§ Task brief: Transcribe every line exactly and omit anything that is a picture.
====== Dataset extract
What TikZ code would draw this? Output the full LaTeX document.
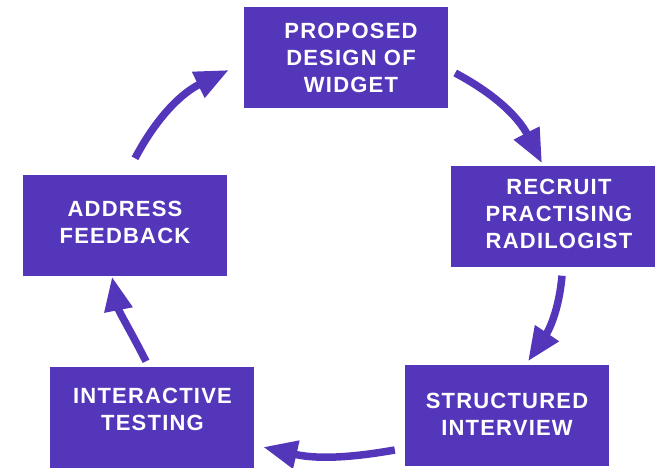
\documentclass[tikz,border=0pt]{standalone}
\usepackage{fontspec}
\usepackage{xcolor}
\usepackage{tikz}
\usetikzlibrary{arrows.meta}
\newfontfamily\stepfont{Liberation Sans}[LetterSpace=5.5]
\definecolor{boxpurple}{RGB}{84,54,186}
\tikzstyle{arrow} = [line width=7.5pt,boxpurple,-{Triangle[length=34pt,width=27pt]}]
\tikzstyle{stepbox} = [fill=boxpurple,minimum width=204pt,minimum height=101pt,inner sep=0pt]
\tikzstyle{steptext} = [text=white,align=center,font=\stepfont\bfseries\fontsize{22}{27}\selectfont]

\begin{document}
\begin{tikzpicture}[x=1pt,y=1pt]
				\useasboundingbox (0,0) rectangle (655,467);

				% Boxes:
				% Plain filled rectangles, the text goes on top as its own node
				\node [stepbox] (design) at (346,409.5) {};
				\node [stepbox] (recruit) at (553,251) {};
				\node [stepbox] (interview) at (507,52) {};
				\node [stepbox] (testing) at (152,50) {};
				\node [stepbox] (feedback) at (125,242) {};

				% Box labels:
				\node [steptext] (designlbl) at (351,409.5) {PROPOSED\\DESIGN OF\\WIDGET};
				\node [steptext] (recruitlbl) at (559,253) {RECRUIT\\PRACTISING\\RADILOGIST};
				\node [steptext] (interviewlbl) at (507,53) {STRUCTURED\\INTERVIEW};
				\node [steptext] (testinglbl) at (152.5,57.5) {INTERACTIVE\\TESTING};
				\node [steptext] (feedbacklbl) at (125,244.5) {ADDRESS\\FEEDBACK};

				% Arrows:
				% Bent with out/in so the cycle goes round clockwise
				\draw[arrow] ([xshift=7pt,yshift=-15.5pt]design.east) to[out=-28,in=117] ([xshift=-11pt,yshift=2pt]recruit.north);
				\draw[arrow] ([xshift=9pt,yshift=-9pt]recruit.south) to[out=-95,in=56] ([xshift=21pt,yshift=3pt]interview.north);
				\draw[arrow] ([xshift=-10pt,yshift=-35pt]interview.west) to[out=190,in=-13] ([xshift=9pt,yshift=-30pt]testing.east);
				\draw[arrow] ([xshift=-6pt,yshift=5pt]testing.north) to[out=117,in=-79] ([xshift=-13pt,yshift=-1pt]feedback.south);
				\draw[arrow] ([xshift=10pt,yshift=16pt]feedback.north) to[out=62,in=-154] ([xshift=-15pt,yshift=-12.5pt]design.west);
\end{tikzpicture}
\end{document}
============
§ Task answer:
What TikZ code would draw this? Output the full LaTeX document.
\documentclass[tikz,border=0pt]{standalone}
\usepackage{fontspec}
\usepackage{xcolor}
\usepackage{tikz}
\usetikzlibrary{arrows.meta}
\newfontfamily\stepfont{Liberation Sans}[LetterSpace=5.5]
\definecolor{boxpurple}{RGB}{84,54,186}
\tikzstyle{arrow} = [line width=7.5pt,boxpurple,-{Triangle[length=34pt,width=27pt]}]
\tikzstyle{stepbox} = [fill=boxpurple,minimum width=204pt,minimum height=101pt,inner sep=0pt]
\tikzstyle{steptext} = [text=white,align=center,font=\stepfont\bfseries\fontsize{22}{27}\selectfont]

\begin{document}
\begin{tikzpicture}[x=1pt,y=1pt]
				\useasboundingbox (0,0) rectangle (655,467);

				% Boxes:
				% Plain filled rectangles, the text goes on top as its own node
				\node [stepbox] (design) at (346,409.5) {};
				\node [stepbox] (recruit) at (553,251) {};
				\node [stepbox] (interview) at (507,52) {};
				\node [stepbox] (testing) at (152,50) {};
				\node [stepbox] (feedback) at (125,242) {};

				% Box labels:
				\node [steptext] (designlbl) at (351,409.5) {PROPOSED\\DESIGN OF\\WIDGET};
				\node [steptext] (recruitlbl) at (559,253) {RECRUIT\\PRACTISING\\RADILOGIST};
				\node [steptext] (interviewlbl) at (507,53) {STRUCTURED\\INTERVIEW};
				\node [steptext] (testinglbl) at (152.5,57.5) {INTERACTIVE\\TESTING};
				\node [steptext] (feedbacklbl) at (125,244.5) {ADDRESS\\FEEDBACK};

				% Arrows:
				% Bent with out/in so the cycle goes round clockwise
				\draw[arrow] ([xshift=7pt,yshift=-15.5pt]design.east) to[out=-28,in=117] ([xshift=-11pt,yshift=2pt]recruit.north);
				\draw[arrow] ([xshift=9pt,yshift=-9pt]recruit.south) to[out=-95,in=56] ([xshift=21pt,yshift=3pt]interview.north);
				\draw[arrow] ([xshift=-10pt,yshift=-35pt]interview.west) to[out=190,in=-13] ([xshift=9pt,yshift=-30pt]testing.east);
				\draw[arrow] ([xshift=-6pt,yshift=5pt]testing.north) to[out=117,in=-79] ([xshift=-13pt,yshift=-1pt]feedback.south);
				\draw[arrow] ([xshift=10pt,yshift=16pt]feedback.north) to[out=62,in=-154] ([xshift=-15pt,yshift=-12.5pt]design.west);
\end{tikzpicture}
\end{document}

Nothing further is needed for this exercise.